More favorable contemporary reviews tended to regard the film as unconventional while nevertheless recommending the movie to audiences. The Fort Worth Star-Telegrams Andy Grieser wrote that the film "blends provocative ideas and visual beauty ... The world of Wings is a bawdy, claustrophobic Sodom reminiscent of the hybrid Japanese-American city in 1982's Blade Runner." F.X. Feeney wrote in LA Weekly, "These strange, outsize pieces fuse and add a feeling of depth that cartoon narratives often don't obtain ... Technical brilliance aside, what gives The Wings of Honnêamise its slow-building power is the love story—a mysterious and credible one." Richard Harrington in The Washington Post viewed its two-hour length as "a bit windy" but also asserted, "Hiroyuki Yamaga's The Wings of Honnêamise is a spectacular example of Japanimation, ambitious and daring in its seamless melding of color, depth and detail." Roger Ebert of the Chicago Sun-Times gave the film three stars out of four, writing: "One of the pleasures of the film is simply enjoying Yamaga's visual imagination, as in a montage at the end, which shows the planet's suffering and turmoil," and remarked on the director's "offbeat dramatic style"... "If you're curious about anime, The Wings of Honnêamise, playing for one week at the Music Box, is a good place to start." Chris Jones of The Daily Texan gave it four stars out of five; while describing the film as "really strange," Jones nevertheless urged readers to see the film, writing, "I really liked this film more than any other animation I've seen and more than most other 'real' films. Depth and intelligence are written into it in more ways than words can describe." In the United Kingdom, Jonathan Romney, writing in The Guardian, regarded the film as the standout of an anime festival at London's National Film Theatre: "One film in the season, though, proves that anime can be complex and lyrical as well as exciting. Hiroyuki Yamaga's Wings of Honnêamise ... Creaky dubbing notwithstanding, it beats recent Disney offerings hands down." In Australia, Max Autohead of Hyper magazine rated it 10 out of 10, calling it "a cinematic masterpiece that will pave the way for more" anime of its kind.

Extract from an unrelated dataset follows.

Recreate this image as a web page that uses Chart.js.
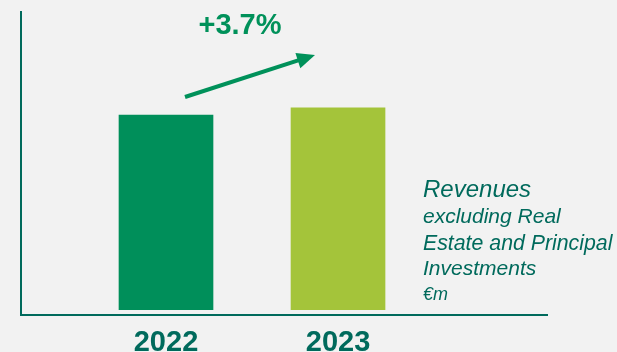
<!DOCTYPE html>
<html>
<head>
<meta charset="utf-8">
<script src="https://cdn.jsdelivr.net/npm/chart.js@4.4.1/dist/chart.umd.min.js"></script>
<style>
  html, body { margin: 0; padding: 0; background: #f2f2f2; }
  #wrap { width: 617px; height: 352px; overflow: hidden; }
</style>
</head>
<body>
<div id="wrap"><canvas id="revChart" width="617" height="352"></canvas></div>
<script>
var years = ['2022', '2023'];
var revenues = [100, 103.7];   // index, 2022 = 100
var barColors = ['#008f5a', '#a4c43a'];
var growthLabel = '+3.7%';
var noteLines = ['Revenues', 'excluding Real', 'Estate and Principal', 'Investments', '€m'];

var teal = '#006a5c';
var green = '#00915a';

// growth arrow + side note, drawn over the chart
var extras = {
  id: 'extras',
  afterDraw: function (chart) {
    var c = chart.ctx;
    c.save();
    c.fillStyle = green;
    c.font = 'bold 29px "Liberation Sans", Arial, sans-serif';
    c.textAlign = 'center';
    c.textBaseline = 'alphabetic';
    c.fillText(growthLabel, 240, 34);

    var x1 = 185, y1 = 97, x2 = 315, y2 = 55;
    var ang = Math.atan2(y2 - y1, x2 - x1);
    var cos = Math.cos(ang), sin = Math.sin(ang);
    c.strokeStyle = green;
    c.lineWidth = 4;
    c.beginPath();
    c.moveTo(x1, y1);
    c.lineTo(x2 - 12 * cos, y2 - 12 * sin);
    c.stroke();
    c.beginPath();
    c.moveTo(x2, y2);
    c.lineTo(x2 - 18 * cos + 8 * sin, y2 - 18 * sin - 8 * cos);
    c.lineTo(x2 - 18 * cos - 8 * sin, y2 - 18 * sin + 8 * cos);
    c.closePath();
    c.fill();

    c.fillStyle = teal;
    c.textAlign = 'left';
    var sizes = [24, 21, 21.3, 21, 18];
    var bases = [197, 223, 250, 275, 300];
    for (var i = 0; i < noteLines.length; i++) {
      c.font = 'italic ' + sizes[i] + 'px "Liberation Sans", Arial, sans-serif';
      c.fillText(noteLines[i], 423, bases[i]);
    }
    c.restore();
  }
};

var ctx = document.getElementById('revChart').getContext('2d');
var revChart = new Chart(ctx, {
  type: 'bar',
  data: {
    datasets: [{
      data: years.map(function (y, i) { return { x: i, y: revenues[i] }; }),
      backgroundColor: barColors,
      barThickness: 94
    }]
  },
  options: {
    responsive: false,
    animation: false,
    layout: { padding: { left: 21, right: 70, top: 12, bottom: -19.6 } },
    plugins: { legend: { display: false }, tooltip: { enabled: false } },
    scales: {
      x: {
        type: 'linear',
        offset: false,
        bounds: 'data',
        min: -0.843,
        max: 2.215,
        grid: { display: false, drawTicks: false },
        border: { display: true, color: teal, width: 2 },
        afterBuildTicks: function (axis) {
          axis.ticks = years.map(function (y, i) { return { value: i }; });
        },
        ticks: {
          color: teal,
          padding: 11,
          font: { family: '"Liberation Sans", Arial, sans-serif', size: 29, weight: 'bold' },
          callback: function (v) { return years[v]; }
        }
      },
      y: {
        min: -2.6,
        max: 153,
        grid: { display: false, drawTicks: false },
        border: { display: true, color: teal, width: 2 },
        ticks: { display: false }
      }
    }
  },
  plugins: [extras]
});
</script>
</body>
</html>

====Retrospectives on the film====
Following its initial English-language release in the mid-'90s, later retrospectives on anime have had a positive view of Royal Space Force: The Wings of Honnêamise. In a 1999 issue of Time, former Film Comment editor-in-chief Richard Corliss wrote an outline on the history of anime, listing under the year 1987 the remark, "The Wings of Honnêamise is released, making anime officially an art form." In the 2006 edition of The Anime Encyclopedia, Jonathan Clements and Helen McCarthy characterized the film as "one of the shining examples of how cerebral and intelligent anime can be". Simon Richmond, in 2009's The Rough Guide to Anime, wrote that the film's "reputation has grown over time to the point where it is justly heralded as a classic of the medium". whereas in 2014's Anime, Colin Odell and Michelle Le Blanc described the film as "an example of science-fantasy anime as art-film narrative, combined with a coming-of-age drama that is intelligent and thought-provoking". In a 2017 Paste listing of the 100 best anime movies of all time, then Adult Swim senior vice president and on-air creative director Jason DeMarco ranked the film at #11, remarking, "If The Wings of Honnêamise is a 'noble failure,' it's the sort of failure many filmmakers would kill to have on their résumé." During a 2021 interview with the New York Times, science fiction author Ted Chiang, whose Nebula Award-winning "Story of Your Life" was the basis (Note: The novella was also an influence upon Kazuya Tsurumaki and Hideaki Anno in creating "The Story of Your Life", the similarly-named final episode of Gainax's OVA series Aim for the Top! 2 Diebuster, released in English under the title Gunbuster 2.) for the Denis Villeneuve movie Arrival, cited Royal Space Force as the single most impressive example of world building in book or film: "I just really was impressed by the way that the animators for that film, they invented an entirely new physical culture for this movie. The movie is not about those things, but they really fleshed out this alternate world just as the backdrop for the story that they wanted to tell."